Space exploration advocates, damaged as we are by decades of watching lofty goals fail to pan out, are right to be skeptical of such claims. Even so, the sophistication of the Chang'e-3 genuinely speaks to the nation's dedication to more aggressive space exploration.

For example, in addition to being China's first soft-lander, the Chang'e-3's is equipped with a Lunar-based Ultraviolet Telescope (LUT) and an Extreme Ultraviolet Imager (EUV). These instruments make it the world's first moon-based observatory.

As if that wasn't novelty enough, a rover also hitched a ride on the ship—the first mobile unit to grace the lunar surface since Soviet Lunokhod 2 ceased operations in May 1973. The Yutu or “Jade Rabbit,” is expected to be deployed later this weekend, and will spend three months roving around the Bay of Rainbows.

The Sinus Iridum, aka Bay of Rainbows. Photo via NASA.

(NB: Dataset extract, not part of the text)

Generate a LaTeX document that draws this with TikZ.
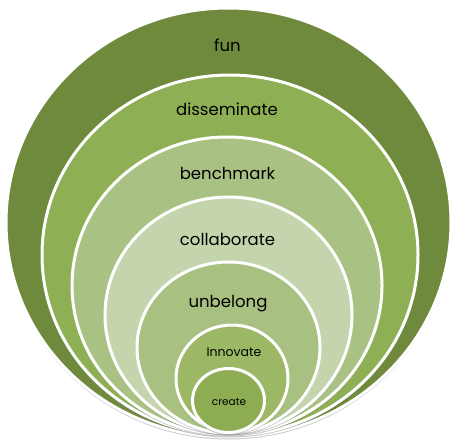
\documentclass[tikz,border=0pt]{standalone}
\usepackage{fontspec}
\setmainfont{Poppins}
\usetikzlibrary{shadows}
\definecolor{cA}{HTML}{6F8A3D}
\definecolor{cB}{HTML}{8FAF55}
\definecolor{cC}{HTML}{A9C283}
\definecolor{cD}{HTML}{C4D5AD}
\definecolor{cE}{HTML}{A8C080}
\definecolor{cF}{HTML}{9DB865}
\definecolor{cG}{HTML}{8EAD52}
\tikzset{
  ring/.style={draw=white, line width=3pt,
    drop shadow={opacity=0.35, shadow xshift=0pt, shadow yshift=-2.5pt, fill=black!60}},
  lbl/.style={text=black, inner sep=0pt, font=\fontsize{16.5}{16.5}\selectfont},
}
\begin{document}
\begin{tikzpicture}[x=1pt,y=-1pt]
\useasboundingbox (0,0) rectangle (457,444);
\fill[ring, fill=cA] (228.5,222.5) ellipse [x radius=222.5, y radius=214.5];
\fill[ring, fill=cB] (230,255) ellipse [x radius=188, y radius=180];
\fill[ring, fill=cC] (227,285.5) ellipse [x radius=155, y radius=148.5];
\fill[ring, fill=cD] (228.5,315) ellipse [x radius=123.5, y radius=118];
\fill[ring, fill=cE] (228.5,347.5) ellipse [x radius=91.5, y radius=85.5];
\fill[ring, fill=cF] (232,378.5) ellipse [x radius=56, y radius=53.5];
\fill[ring, fill=cG] (228.5,400.5) ellipse [x radius=36, y radius=32];
\node[lbl] (fun) at (227.5,45) {fun};
\node[lbl] (dis) at (227,109) {disseminate};
\node[lbl] (ben) at (227.5,173) {benchmark};
\node[lbl] (col) at (227.5,239) {collaborate};
\node[lbl] (unb) at (228,304) {unbelong};
\node[lbl, font=\fontsize{12.5}{12.5}\selectfont] (inn) at (234,352) {Innovate};
\node[lbl, font=\fontsize{10.5}{10.5}\selectfont] (cre) at (229,402) {create};
\end{tikzpicture}
\end{document}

The rover will explore the topography of around three square kilometers with its specialized ground penetration radar system. Yutu is essentially hooked up to Skype too, given that it can transmit real-time video for its engineers on Earth. Indeed, visuals are a huge part of the mission's appeal. Chang'e-3 has already taken dozens of photos of its surroundings, and we can expect even more once Yutu separates and begins its romp around the area.

The China National Space Administration is unlikely to rest on its lunar laurels for long, especially if it's hoping to place a human on the moon and a permanent space station in orbit within the next 15 years. So while the Space Age was definitively owned by astronauts and cosmonauts, the 21st Century may well be the age of the taikonauts.